Tuesday, March 9, 2010

Kung Pao Chicken

You’ll probably have to visit an Asian food store before making this dish. However, if you’ve never been to one, you’re in for a treat. The Chinese grocery that I frequent, in addition to being unbelievably inexpensive, has fabulous vegetables and the freshest fish around.

(serves two parents and two children)

The Chicken
2 boneless chicken breasts (about 1¼ lb)
1 egg white
1 Tbs cornstarch
large pinch of kosher salt

The Sauce
1 tsp sugar
1 Tbs cornstarch
2 tsp (or more) chili paste with garlic
2 Tbs soy sauce
1 Tbs rice wine (or dry sherry)
1 tsp rice vinegar
4 Tbs chicken broth
1 tsp sesame oil

The Rest
3 cloves garlic
3 scallions
2 Tbs peanut oil
5 (or more) dried red chile peppers
1 c roasted unsalted peanuts

1. Cut the chicken into bite-sized pieces. Place in a bowl with the egg white, cornstarch, and salt. Mix well. Set aside.

2. In another bowl, combine the ingredients for the sauce and mix well. Set aside.

3. Trim and coarsely chop the garlic. Trim and cut the scallions into ½-inch lengths.

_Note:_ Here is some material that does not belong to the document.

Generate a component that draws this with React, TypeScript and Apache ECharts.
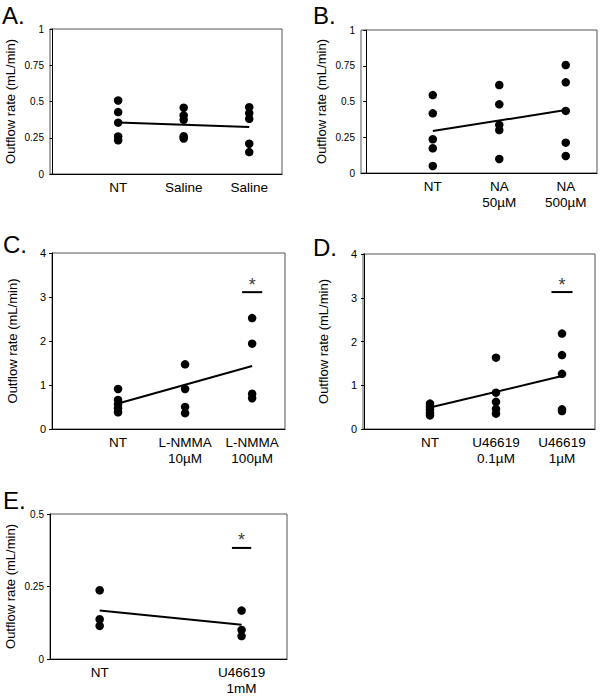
import React, { useEffect, useRef } from "react";
import * as echarts from "echarts";

// ---- Data ----
const catsA = ["NT", "Saline", "Saline"];
const aNT = [0.507, 0.427, 0.354, 0.259, 0.232];
const aSaline1 = [0.457, 0.404, 0.374, 0.26, 0.245];
const aSaline2 = [0.461, 0.42, 0.381, 0.209, 0.151];
const aTrend = [0.356, 0.324];

const catsB = ["NT", "NA\n50µM", "NA\n500µM"];
const bNT = [0.545, 0.417, 0.236, 0.173, 0.049];
const bNA50 = [0.615, 0.48, 0.336, 0.3, 0.098];
const bNA500 = [0.755, 0.634, 0.434, 0.212, 0.119];
const bTrend = [0.294, 0.44];

const catsC = ["NT", "L-NMMA\n10µM", "L-NMMA\n100µM"];
const cNT = [0.91, 0.66, 0.56, 0.47, 0.38];
const cL10 = [1.47, 0.91, 0.5, 0.36];
const cL100 = [2.52, 1.94, 0.8, 0.7];
const cTrend = [0.58, 1.43];
const cSig = 3.11;

const catsD = ["NT", "U46619\n0.1µM", "U46619\n1µM"];
const dNT = [0.58, 0.51, 0.44, 0.37, 0.31];
const dU01 = [1.63, 0.83, 0.62, 0.46, 0.35];
const dU1 = [2.18, 1.69, 1.26, 0.45, 0.41];
const dTrend = [0.49, 1.21];
const dSig = 3.13;

const catsE = ["NT", "U46619\n1mM"];
const eNT = [0.237, 0.137, 0.114];
const eU1mM = [0.167, 0.1, 0.079];
const eTrend = [0.167, 0.118];
const eSig = 0.383;

const yTitle = "Outflow rate (mL/min)";
const FONT = '"Liberation Sans", Arial, Helvetica, sans-serif';

type Panel = {
  letter: string;
  letterPos: [number, number];
  grid: { left: number; top: number; width: number; height: number };
  xMin: number;
  xMax: number;
  yMax: number;
  yInterval: number;
  yFont: number;
  cats: string[];
  groups: number[][];
  trend: number[];
  sig: number | null;
  sigHalf: number;
};

const panels: Panel[] = [
  {
    letter: "A.", letterPos: [2, 15],
    grid: { left: 50, top: 29, width: 232, height: 145 },
    xMin: -0.04, xMax: 3.5, yMax: 1, yInterval: 0.25, yFont: 10,
    cats: catsA, groups: [aNT, aSaline1, aSaline2], trend: aTrend, sig: null, sigHalf: 0,
  },
  {
    letter: "B.", letterPos: [313, 15],
    grid: { left: 361, top: 30, width: 236, height: 143 },
    xMin: -0.08, xMax: 3.47, yMax: 1, yInterval: 0.25, yFont: 10,
    cats: catsB, groups: [bNT, bNA50, bNA500], trend: bTrend, sig: null, sigHalf: 0,
  },
  {
    letter: "C.", letterPos: [3, 244],
    grid: { left: 52, top: 253, width: 233, height: 176 },
    xMin: 0.015, xMax: 3.49, yMax: 4, yInterval: 1, yFont: 11,
    cats: catsC, groups: [cNT, cL10, cL100], trend: cTrend, sig: cSig, sigHalf: 0.15,
  },
  {
    letter: "D.", letterPos: [313, 247],
    grid: { left: 363, top: 254, width: 232, height: 175 },
    xMin: -0.015, xMax: 3.5, yMax: 4, yInterval: 1, yFont: 11,
    cats: catsD, groups: [dNT, dU01, dU1], trend: dTrend, sig: dSig, sigHalf: 0.16,
  },
  {
    letter: "E.", letterPos: [3, 500],
    grid: { left: 50, top: 514, width: 237, height: 150 },
    xMin: 0.65, xMax: 2.32, yMax: 0.5, yInterval: 0.25, yFont: 10,
    cats: catsE, groups: [eNT, eU1mM], trend: eTrend, sig: eSig, sigHalf: 0.068,
  },
];

function buildOption() {
  const grid: any[] = [];
  const xAxis: any[] = [];
  const yAxis: any[] = [];
  const series: any[] = [];
  const graphic: any[] = [];

  panels.forEach((p, i) => {
    grid.push({
      ...p.grid,
      show: true,
      borderColor: "#555",
      borderWidth: 1,
      backgroundColor: "transparent",
    });
    const catValues = p.cats.map((_, k) => k + 1);
    xAxis.push({
      type: "value",
      gridIndex: i,
      min: p.xMin,
      max: p.xMax,
      axisLine: { show: true, onZero: false, lineStyle: { color: "#000", width: 1 } },
      axisTick: { show: false },
      splitLine: { show: false },
      axisLabel: {
        customValues: catValues,
        formatter: (v: number) => p.cats[Math.round(v) - 1] ?? "",
        color: "#000",
        fontFamily: FONT,
        fontSize: 13.5,
        lineHeight: 16,
        margin: 5,
      },
    });
    yAxis.push({
      type: "value",
      gridIndex: i,
      min: 0,
      max: p.yMax,
      interval: p.yInterval,
      name: yTitle,
      nameLocation: "middle",
      nameRotate: 90,
      nameGap: 33,
      nameTextStyle: { color: "#000", fontFamily: FONT, fontSize: 13 },
      axisLine: { show: true, lineStyle: { color: "#000", width: 1 } },
      axisTick: { show: true, length: 3, lineStyle: { color: "#000" } },
      splitLine: { show: false },
      axisLabel: { color: "#000", fontFamily: FONT, fontSize: p.yFont, margin: 6 },
    });

    p.groups.forEach((vals, k) => {
      series.push({
        type: "scatter",
        xAxisIndex: i,
        yAxisIndex: i,
        symbol: "circle",
        symbolSize: 8.5,
        itemStyle: { color: "#000", opacity: 1 },
        data: vals.map((v) => [k + 1, v]),
        silent: true,
      });
    });

    series.push({
      type: "line",
      xAxisIndex: i,
      yAxisIndex: i,
      symbol: "none",
      lineStyle: { color: "#000", width: 2 },
      data: [
        [1, p.trend[0]],
        [p.cats.length, p.trend[1]],
      ],
      silent: true,
    });

    if (p.sig !== null) {
      const c = p.cats.length;
      series.push({
        type: "line",
        xAxisIndex: i,
        yAxisIndex: i,
        symbol: "none",
        lineStyle: { color: "#000", width: 2 },
        data: [
          [c - p.sigHalf, p.sig],
          [c + p.sigHalf, p.sig],
        ],
        silent: true,
      });
      series.push({
        type: "scatter",
        xAxisIndex: i,
        yAxisIndex: i,
        symbol: "circle",
        symbolSize: 1,
        itemStyle: { color: "rgba(0,0,0,0)" },
        label: {
          show: true,
          formatter: "*",
          position: "top",
          distance: -2,
          color: "#000",
          fontFamily: FONT,
          fontSize: 18,
        },
        data: [[c, p.sig]],
        silent: true,
      });
    }

    graphic.push({
      type: "text",
      x: p.letterPos[0],
      y: p.letterPos[1],
      style: {
        text: p.letter,
        font: `24px ${FONT}`,
        fill: "#000",
        verticalAlign: "middle",
        align: "left",
      },
    });
  });

  return {
    animation: false,
    backgroundColor: "#fff",
    grid,
    xAxis,
    yAxis,
    series,
    graphic,
  };
}

export default function App() {
  const ref = useRef<HTMLDivElement>(null);
  useEffect(() => {
    if (!ref.current) return;
    const chart = echarts.init(ref.current, undefined, { renderer: "svg" });
    chart.setOption(buildOption() as any);
    return () => chart.dispose();
  }, []);
  return (
    <div
      ref={ref}
      style={{ position: "fixed", left: 0, top: 0, width: 600, height: 696, background: "#fff" }}
    />
  );
}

4. Heat a wok (or a large heavy skillet) over a high flame. Add the peanut oil and heat until it begins to smoke. Add the chile peppers and stir-fry until blacken, about 1 minute. Add the garlic and scallions and stir-fry until fragrant, about another 30 seconds.

5. Add the chicken and stir-fry until just cooked through, about 3 minutes. Add the peanuts and stir-fry for another minute. Add the sauce and heat thoroughly. Serve over rice.

TIPS
• In Chinese cooking, the technique of coating meat with cornstarch (usually as a prelude to stir-frying) is called velveting. I find that the easiest way to do this is to mix the ingredients with my fingers.

• Because I like my Kung Pao to have a lot of “pao,” I often hold back some of the chicken and stir-fry it separately with a little broccoli for the kids.